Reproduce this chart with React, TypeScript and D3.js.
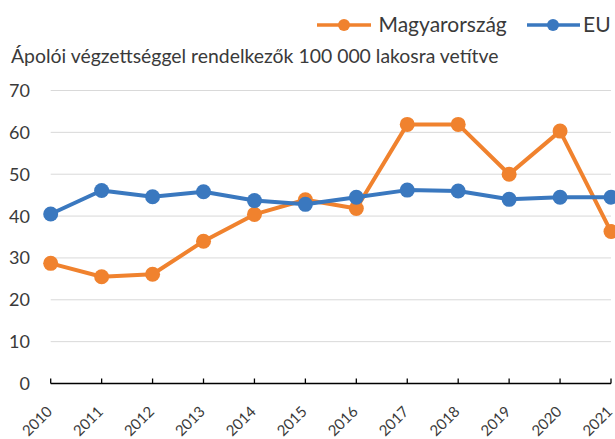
import React from "react";
import * as d3 from "d3";

const years = ["2010", "2011", "2012", "2013", "2014", "2015", "2016", "2017", "2018", "2019", "2020", "2021"];
const huValues = [28.7, 25.5, 26.1, 34.0, 40.4, 43.9, 41.8, 61.9, 61.9, 50.0, 60.3, 36.3];
const euValues = [40.5, 46.1, 44.6, 45.8, 43.7, 42.8, 44.5, 46.2, 46.0, 44.0, 44.5, 44.5];
const yTicks = [0, 10, 20, 30, 40, 50, 60, 70];
const seriesNames = ["Magyarország", "EU"];

const W = 615;
const H = 439;
const ORANGE = "#F0822E";
const BLUE = "#3A78BF";
const FONT = "Lato, 'Open Sans', sans-serif";
const TEXT = "#3a3a3a";

// plot area
const x0 = 50.7;
const x1 = 611;
const yTop = 90.5;
const yBottom = 383.5;

const App = () => {
  const x = d3.scalePoint<string>().domain(years).range([x0, x1]);
  const y = d3.scaleLinear().domain([0, 70]).range([yBottom, yTop]);

  const line = d3
    .line<number>()
    .x((_, i) => x(years[i]) as number)
    .y((d) => y(d));

  const series = [
    { name: seriesNames[0], values: huValues, color: ORANGE },
    { name: seriesNames[1], values: euValues, color: BLUE },
  ];

  return (
    <svg width={W} height={H} style={{ position: "absolute", left: 0, top: 0 }} fontFamily={FONT}>
      <rect width={W} height={H} fill="#fff" />

      {/* gridlines */}
      {yTicks.slice(1).map((t) => (
        <line key={t} x1={x0} x2={x1} y1={y(t)} y2={y(t)} stroke="#d9d9d9" strokeWidth={1} />
      ))}

      {/* y labels */}
      {yTicks.map((t) => (
        <text key={t} x={30} y={y(t) + 6.5} textAnchor="end" fontSize={18} fill={TEXT}>
          {t}
        </text>
      ))}

      {/* x axis */}
      <line x1={x0} x2={x1} y1={yBottom} y2={yBottom} stroke="#000" strokeWidth={1.3} />
      {years.map((yr) => (
        <line key={yr} x1={x(yr)} x2={x(yr)} y1={yBottom} y2={yBottom - 5} stroke="#000" strokeWidth={1.3} />
      ))}
      {years.map((yr) => (
        <text
          key={yr}
          transform={`translate(${(x(yr) as number) + 2.5},${412.5}) rotate(-45)`}
          textAnchor="end"
          fontSize={15}
          fill={TEXT}
        >
          {yr}
        </text>
      ))}

      {/* series */}
      {series.map((s) => (
        <g key={s.name}>
          <path d={line(s.values) || ""} fill="none" stroke={s.color} strokeWidth={4} strokeLinejoin="round" />
          {s.values.map((v, i) => (
            <circle key={i} cx={x(years[i])} cy={y(v)} r={7.5} fill={s.color} />
          ))}
        </g>
      ))}

      {/* title */}
      <text x={11} y={63} fontSize={19.4} fill={TEXT}>
        Ápolói végzettséggel rendelkezők 100 000 lakosra vetítve
      </text>

      {/* legend */}
      <g>
        <line x1={317} x2={371} y1={25} y2={25} stroke={ORANGE} strokeWidth={3.5} />
        <circle cx={344} cy={25} r={6} fill={ORANGE} />
        <text x={378.5} y={31.7} fontSize={21} fill={TEXT}>
          {seriesNames[0]}
        </text>
        <line x1={527} x2={580} y1={25} y2={25} stroke={BLUE} strokeWidth={3.5} />
        <circle cx={553} cy={25} r={6} fill={BLUE} />
        <text x={583} y={31.7} fontSize={21} fill={TEXT}>
          {seriesNames[1]}
        </text>
      </g>
    </svg>
  );
};

export default App;
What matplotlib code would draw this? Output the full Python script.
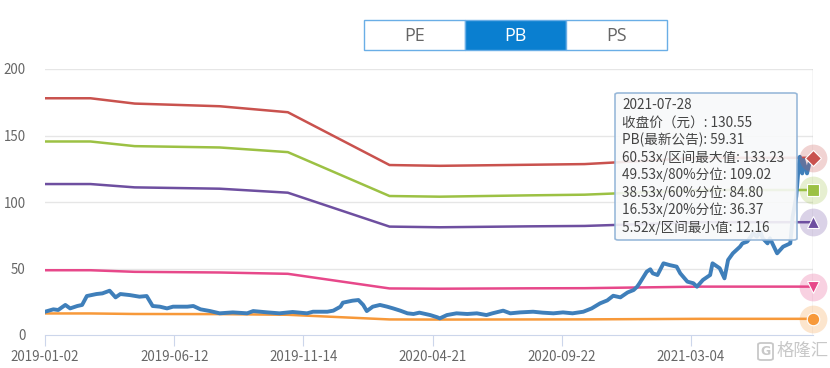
import matplotlib
matplotlib.use("Agg")
import matplotlib.pyplot as plt
from matplotlib.patches import Rectangle, FancyBboxPatch

plt.rcParams['font.family'] = ['Noto Sans CJK SC', 'DejaVu Sans']

# ---------------- data ----------------
tick_days = [0, 108, 216, 324, 432, 540]
tick_labels = ["2019-01-02", "2019-06-12", "2019-11-14", "2020-04-21", "2020-09-22", "2021-03-04"]
n_days = 642
y_ticks = [0, 50, 100, 150, 200]

price_days = [0, 7, 11, 17, 21, 27, 31, 35, 43, 48, 54, 59, 63, 71, 79, 85, 90, 96, 102, 107,
              119, 124, 130, 138, 146, 157, 169, 174, 186, 196, 207, 219, 224, 236, 241, 247,
              249, 257, 262, 266, 269, 274, 280, 286, 291, 297, 303, 308, 313, 322, 328, 330,
              336, 344, 353, 361, 369, 374, 383, 389, 397, 408, 416, 425, 433, 441, 450, 457,
              464, 470, 475, 481, 487, 492, 495, 497, 503, 506, 508, 512, 517, 522, 528, 531,
              537, 542, 545, 550, 556, 558, 564, 568, 571, 575, 581, 583, 587, 592, 595, 598,
              600, 604, 606, 612, 617, 623, 625, 628, 630, 631, 633, 634, 637, 639, 642]
price_vals = [17.5, 19.3, 18.8, 22.6, 20.0, 21.8, 22.6, 29.3, 30.8, 31.3, 33.3, 28.3, 30.8, 30.0,
              28.8, 29.3, 21.8, 21.3, 20.0, 21.3, 21.3, 21.8, 19.3, 18.0, 16.3, 17.0, 16.3, 18.0,
              17.0, 16.3, 17.3, 16.3, 17.5, 17.5, 18.3, 21.3, 24.3, 25.8, 26.3, 22.6, 18.0, 21.3,
              22.6, 21.3, 20.0, 18.3, 16.3, 15.8, 16.8, 15.0, 13.3, 12.5, 15.0, 16.3, 15.8, 16.3,
              15.0, 16.3, 18.3, 16.3, 17.0, 17.5, 16.8, 16.3, 17.0, 16.3, 17.5, 20.0, 23.8, 26.0,
              29.5, 28.3, 32.0, 33.8, 36.3, 38.9, 47.6, 49.4, 46.4, 45.1, 53.9, 52.6, 51.4, 46.4,
              40.1, 38.9, 36.3, 41.4, 45.1, 53.9, 50.2, 42.6, 56.4, 61.4, 66.4, 68.9, 70.2, 76.5,
              73.9, 77.7, 72.7, 68.9, 72.7, 61.4, 66.4, 68.9, 89.0, 104.0, 126.5, 134.0, 121.5,
              131.6, 121.5, 129.0, 130.55]

band_days = [0, 38, 75, 146, 203, 288, 330, 405, 451, 548, 642]
band_max = [178.0, 178.0, 174.0, 172.0, 167.5, 127.8, 127.2, 128.0, 128.5, 133.23, 133.23]
band_80 = [145.5, 145.5, 142.0, 141.0, 137.5, 104.5, 104.0, 105.0, 105.5, 109.02, 109.02]
band_60 = [113.5, 113.5, 111.0, 110.0, 107.0, 81.5, 81.0, 81.7, 82.0, 84.80, 84.80]
band_20 = [48.7, 48.7, 47.5, 47.0, 46.0, 35.0, 34.8, 35.1, 35.2, 36.37, 36.37]
band_min = [16.2, 16.2, 15.8, 15.7, 15.2, 11.7, 11.6, 11.7, 11.75, 12.16, 12.16]

band_colors = ["#c9524e", "#9cc144", "#6e4fa0", "#e7488a", "#f7993a"]
band_markers = ["D", "s", "^", "v", "o"]
price_color = "#3f7fba"

tooltip_lines = ["2021-07-28", "收盘价（元）: 130.55", "PB(最新公告): 59.31",
                 "60.53x/区间最大值: 133.23", "49.53x/80%分位: 109.02",
                 "38.53x/60%分位: 84.80", "16.53x/20%分位: 36.37",
                 "5.52x/区间最小值: 12.16"]
buttons = ["PE", "PB", "PS"]
watermark = "格隆汇"

# ---------------- figure ----------------
W, H = 830, 368
fig = plt.figure(figsize=(W / 100, H / 100), dpi=100)
ax = fig.add_axes([45 / W, (H - 335) / H, (813 - 45) / W, (335 - 69) / H])
ax.set_xlim(0, n_days)
ax.set_ylim(0, 200)

for yv in y_ticks[1:]:
    ax.axhline(yv, color="#e6e6e6", lw=1, zorder=0)

bands = [band_max, band_80, band_60, band_20, band_min]
for vals, c in zip(bands, band_colors):
    ax.plot(band_days, vals, color=c, lw=1.8, zorder=2, solid_joinstyle="round")

ax.plot(price_days, price_vals, color=price_color, lw=2.8, zorder=3, solid_joinstyle="round")

# axis pointer line
ax.axvline(n_days, color="#cccccc", lw=1, zorder=1)

for vals, c, m in zip(bands, band_colors, band_markers):
    ax.plot([n_days], [vals[-1]], marker="o", ms=20, color=c, alpha=0.25, mec="none",
            zorder=4, clip_on=False)
    ax.plot([n_days], [vals[-1]], marker=m, ms=8 if m != "o" else 9, color=c, mec="white",
            mew=0.8, zorder=5, clip_on=False)

for s in ["top", "right", "left"]:
    ax.spines[s].set_visible(False)
ax.spines["bottom"].set_color("#ccd6eb")
ax.set_xticks(tick_days)
ax.set_xticklabels(tick_labels)
ax.tick_params(axis="x", length=8, color="#ccd6eb", labelsize=9.6, labelcolor="#666666", pad=3)
ax.set_yticks(y_ticks)
ax.set_yticklabels([str(v) for v in y_ticks])
ax.tick_params(axis="y", length=0, labelsize=9.6, labelcolor="#666666", pad=14)

# ---------------- tooltip ----------------
box = FancyBboxPatch((615 / W, 1 - 240 / H), (797 - 615) / W, (240 - 93) / H,
                     boxstyle="round,pad=0,rounding_size=0.004", transform=fig.transFigure,
                     facecolor="#f8f9fa", alpha=0.9, edgecolor="#8fb2d6", lw=1.2, zorder=10)
fig.patches.append(box)
for i, t in enumerate(tooltip_lines):
    fig.text(622 / W, 1 - (105 + i * 17.5) / H, t, fontsize=9.8, color="#444444",
             va="center", ha="left", zorder=11)

# ---------------- buttons ----------------
bx0, bw, by0, bh = 364, 101, 20, 30
for i, b in enumerate(buttons):
    sel = (b == "PB")
    r = Rectangle(((bx0 + i * bw) / W, 1 - (by0 + bh) / H), bw / W, bh / H,
                  transform=fig.transFigure, facecolor="#0a7fd0" if sel else "white",
                  edgecolor="#6aaee6", lw=1, zorder=10)
    fig.patches.append(r)
    fig.text((bx0 + i * bw + bw / 2) / W, 1 - (by0 + bh / 2 + 1) / H, b, fontsize=13,
             color="white" if sel else "#666666", ha="center", va="center", zorder=11,
             family=["Open Sans", "DejaVu Sans"])

# ---------------- watermark ----------------
icon = FancyBboxPatch((758 / W, 1 - 360 / H), 15 / W, 17 / H,
                      boxstyle="round,pad=0,rounding_size=0.004", transform=fig.transFigure,
                      facecolor="none", edgecolor="#c8c8c8", lw=1.3, zorder=10)
fig.patches.append(icon)
fig.text(765.5 / W, 1 - 351.5 / H, "G", fontsize=9, color="#c8c8c8", ha="center",
         va="center", fontweight="bold", family=["DejaVu Sans"])
fig.text(777 / W, 1 - 351 / H, watermark, fontsize=12.5, color="#c8c8c8",
         ha="left", va="center", family=["Noto Sans CJK SC", "DejaVu Sans"])

fig.savefig("out.png", dpi=100)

* _WORK INSTRUCTIONS_: Everything from the line with "What matplotlib code" down to the line with "plt.rcParams['font.family'] = ['Noto" in the data above should be copied exactly, with both end lines kept and the pictures left out.

* _ANSWER TO THE TASK_:
What matplotlib code would draw this? Output the full Python script.
import matplotlib
matplotlib.use("Agg")
import matplotlib.pyplot as plt
from matplotlib.patches import Rectangle, FancyBboxPatch

plt.rcParams['font.family'] = ['Noto Sans CJK SC', 'DejaVu Sans']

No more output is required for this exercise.